====== Material for this exercise

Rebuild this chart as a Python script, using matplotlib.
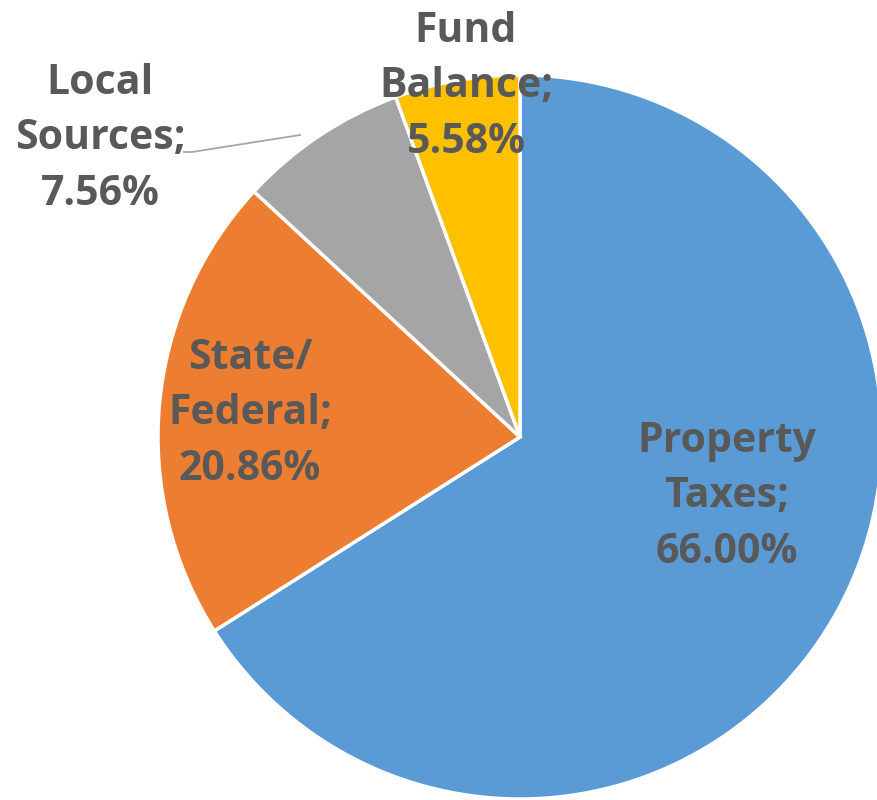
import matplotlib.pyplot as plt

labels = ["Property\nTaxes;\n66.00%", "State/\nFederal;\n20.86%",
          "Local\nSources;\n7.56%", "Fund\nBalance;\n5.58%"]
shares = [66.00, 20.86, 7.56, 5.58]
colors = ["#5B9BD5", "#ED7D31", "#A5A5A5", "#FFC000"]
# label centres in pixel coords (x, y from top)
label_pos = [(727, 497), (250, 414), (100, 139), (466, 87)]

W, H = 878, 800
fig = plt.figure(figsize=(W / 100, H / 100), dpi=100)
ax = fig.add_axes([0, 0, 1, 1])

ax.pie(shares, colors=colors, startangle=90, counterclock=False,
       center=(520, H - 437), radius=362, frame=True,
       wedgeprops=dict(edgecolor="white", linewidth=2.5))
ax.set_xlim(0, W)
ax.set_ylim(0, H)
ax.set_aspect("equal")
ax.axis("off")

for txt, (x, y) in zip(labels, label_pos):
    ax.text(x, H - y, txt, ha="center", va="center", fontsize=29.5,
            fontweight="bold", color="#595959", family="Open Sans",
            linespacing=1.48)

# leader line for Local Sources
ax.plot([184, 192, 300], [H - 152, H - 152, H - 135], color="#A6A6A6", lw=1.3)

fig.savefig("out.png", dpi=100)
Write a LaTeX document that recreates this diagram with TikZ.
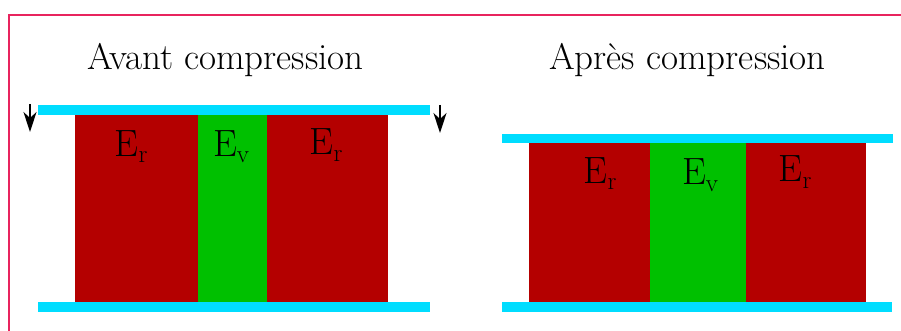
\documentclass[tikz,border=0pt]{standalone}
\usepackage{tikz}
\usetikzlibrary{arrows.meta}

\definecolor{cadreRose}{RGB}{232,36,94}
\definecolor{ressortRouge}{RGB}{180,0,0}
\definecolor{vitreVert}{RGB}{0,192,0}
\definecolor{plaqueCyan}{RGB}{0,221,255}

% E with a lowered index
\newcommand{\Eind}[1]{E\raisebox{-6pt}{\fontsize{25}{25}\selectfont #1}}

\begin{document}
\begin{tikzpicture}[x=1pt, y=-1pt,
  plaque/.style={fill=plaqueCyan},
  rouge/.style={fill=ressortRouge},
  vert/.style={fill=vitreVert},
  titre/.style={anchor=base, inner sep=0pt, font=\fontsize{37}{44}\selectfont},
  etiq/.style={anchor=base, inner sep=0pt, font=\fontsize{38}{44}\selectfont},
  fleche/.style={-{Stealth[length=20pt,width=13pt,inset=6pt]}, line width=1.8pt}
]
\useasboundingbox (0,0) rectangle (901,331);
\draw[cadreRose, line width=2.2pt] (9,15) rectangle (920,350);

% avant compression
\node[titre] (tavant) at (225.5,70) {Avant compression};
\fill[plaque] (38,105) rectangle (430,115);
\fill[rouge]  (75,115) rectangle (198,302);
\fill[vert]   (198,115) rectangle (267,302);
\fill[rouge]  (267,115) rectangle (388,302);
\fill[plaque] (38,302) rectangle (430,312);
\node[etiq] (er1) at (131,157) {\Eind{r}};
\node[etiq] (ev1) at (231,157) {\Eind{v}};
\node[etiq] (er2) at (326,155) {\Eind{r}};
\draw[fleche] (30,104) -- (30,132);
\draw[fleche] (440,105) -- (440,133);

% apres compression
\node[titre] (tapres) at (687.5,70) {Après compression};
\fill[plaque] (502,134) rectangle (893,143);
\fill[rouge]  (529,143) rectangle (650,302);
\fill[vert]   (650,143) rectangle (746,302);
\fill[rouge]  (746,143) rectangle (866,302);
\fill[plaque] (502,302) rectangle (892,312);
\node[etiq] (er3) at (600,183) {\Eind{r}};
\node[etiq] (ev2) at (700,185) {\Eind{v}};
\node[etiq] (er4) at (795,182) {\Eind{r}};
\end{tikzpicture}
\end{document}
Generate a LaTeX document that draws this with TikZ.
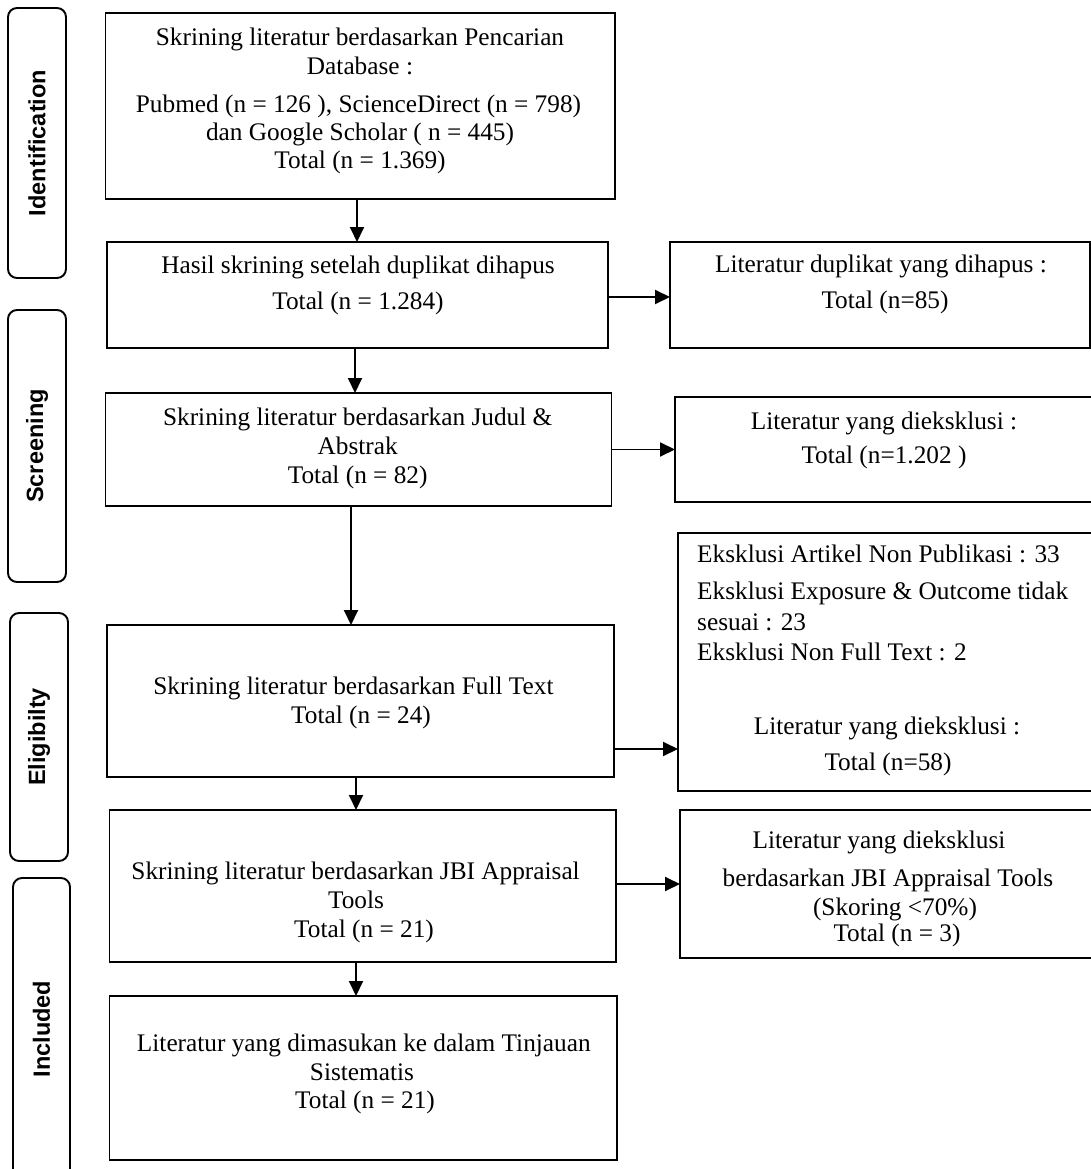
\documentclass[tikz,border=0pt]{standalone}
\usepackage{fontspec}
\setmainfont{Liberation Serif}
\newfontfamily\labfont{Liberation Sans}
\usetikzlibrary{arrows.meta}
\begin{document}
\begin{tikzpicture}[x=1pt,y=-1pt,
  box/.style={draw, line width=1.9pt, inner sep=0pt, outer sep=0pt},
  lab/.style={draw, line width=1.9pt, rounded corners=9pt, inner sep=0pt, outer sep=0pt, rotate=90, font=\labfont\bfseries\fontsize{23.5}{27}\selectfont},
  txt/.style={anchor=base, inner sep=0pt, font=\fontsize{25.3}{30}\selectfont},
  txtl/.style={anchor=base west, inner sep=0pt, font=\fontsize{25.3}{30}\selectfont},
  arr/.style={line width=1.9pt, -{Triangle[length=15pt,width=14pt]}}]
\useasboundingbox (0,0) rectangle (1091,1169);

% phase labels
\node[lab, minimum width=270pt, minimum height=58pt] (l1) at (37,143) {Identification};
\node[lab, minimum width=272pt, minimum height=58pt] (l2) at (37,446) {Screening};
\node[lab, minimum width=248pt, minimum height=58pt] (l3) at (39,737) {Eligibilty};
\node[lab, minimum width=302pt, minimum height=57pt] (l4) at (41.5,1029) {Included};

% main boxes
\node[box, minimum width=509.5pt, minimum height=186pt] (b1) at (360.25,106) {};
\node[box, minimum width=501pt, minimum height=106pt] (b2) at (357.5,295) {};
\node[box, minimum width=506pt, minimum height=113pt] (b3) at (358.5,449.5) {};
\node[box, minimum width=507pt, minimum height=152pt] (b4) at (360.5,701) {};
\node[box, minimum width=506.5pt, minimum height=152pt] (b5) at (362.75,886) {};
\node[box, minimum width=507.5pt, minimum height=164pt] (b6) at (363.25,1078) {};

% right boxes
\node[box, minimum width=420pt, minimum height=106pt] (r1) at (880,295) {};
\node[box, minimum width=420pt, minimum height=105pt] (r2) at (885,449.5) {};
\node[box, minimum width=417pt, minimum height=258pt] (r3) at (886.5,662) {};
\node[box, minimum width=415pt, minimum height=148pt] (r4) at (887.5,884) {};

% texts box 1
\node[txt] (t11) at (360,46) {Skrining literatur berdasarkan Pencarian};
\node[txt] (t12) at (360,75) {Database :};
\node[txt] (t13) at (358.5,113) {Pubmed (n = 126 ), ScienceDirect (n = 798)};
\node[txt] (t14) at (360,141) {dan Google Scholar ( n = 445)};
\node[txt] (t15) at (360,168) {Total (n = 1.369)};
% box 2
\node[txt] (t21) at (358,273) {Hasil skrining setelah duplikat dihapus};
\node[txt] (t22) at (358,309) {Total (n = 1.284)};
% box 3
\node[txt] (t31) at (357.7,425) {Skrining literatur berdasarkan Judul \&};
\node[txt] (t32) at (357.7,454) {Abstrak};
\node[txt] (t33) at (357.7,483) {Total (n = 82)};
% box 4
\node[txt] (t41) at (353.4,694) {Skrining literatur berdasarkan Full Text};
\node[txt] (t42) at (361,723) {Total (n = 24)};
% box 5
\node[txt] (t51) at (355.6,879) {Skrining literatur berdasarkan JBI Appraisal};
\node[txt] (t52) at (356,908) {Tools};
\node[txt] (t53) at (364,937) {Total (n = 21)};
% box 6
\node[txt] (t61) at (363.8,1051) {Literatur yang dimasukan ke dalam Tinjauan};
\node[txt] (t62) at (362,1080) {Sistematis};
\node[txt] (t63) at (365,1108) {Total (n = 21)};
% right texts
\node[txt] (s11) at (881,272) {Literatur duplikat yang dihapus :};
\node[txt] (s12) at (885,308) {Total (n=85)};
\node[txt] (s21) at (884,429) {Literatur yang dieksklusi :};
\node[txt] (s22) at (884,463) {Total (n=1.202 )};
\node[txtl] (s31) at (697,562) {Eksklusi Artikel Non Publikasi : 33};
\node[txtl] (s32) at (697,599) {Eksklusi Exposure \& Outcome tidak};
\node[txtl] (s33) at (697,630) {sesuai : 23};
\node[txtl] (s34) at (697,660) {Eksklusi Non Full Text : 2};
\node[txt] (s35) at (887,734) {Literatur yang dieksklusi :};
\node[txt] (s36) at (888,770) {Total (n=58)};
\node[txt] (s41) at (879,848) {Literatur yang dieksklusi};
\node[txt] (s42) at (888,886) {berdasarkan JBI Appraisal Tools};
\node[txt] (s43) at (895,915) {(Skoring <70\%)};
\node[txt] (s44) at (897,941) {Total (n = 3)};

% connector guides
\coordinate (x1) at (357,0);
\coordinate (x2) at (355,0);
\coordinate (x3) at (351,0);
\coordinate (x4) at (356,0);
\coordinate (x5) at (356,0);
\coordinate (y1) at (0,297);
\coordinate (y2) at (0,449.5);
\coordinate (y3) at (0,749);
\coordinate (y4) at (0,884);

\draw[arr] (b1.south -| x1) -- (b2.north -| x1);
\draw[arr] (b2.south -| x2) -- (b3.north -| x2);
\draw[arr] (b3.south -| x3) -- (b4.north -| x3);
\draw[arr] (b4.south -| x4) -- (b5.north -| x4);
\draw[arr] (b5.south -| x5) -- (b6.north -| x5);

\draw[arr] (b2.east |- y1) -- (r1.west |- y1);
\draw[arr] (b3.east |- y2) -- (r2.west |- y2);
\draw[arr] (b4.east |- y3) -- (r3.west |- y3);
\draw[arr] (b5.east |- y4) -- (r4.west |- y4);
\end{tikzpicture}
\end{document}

============

■ Work to complete
From the first line above to the line containing "import matplotlib.pyplot as plt", repeat each line exactly. Pictures stay out.

■ Expected answer
Rebuild this chart as a Python script, using matplotlib.
import matplotlib.pyplot as plt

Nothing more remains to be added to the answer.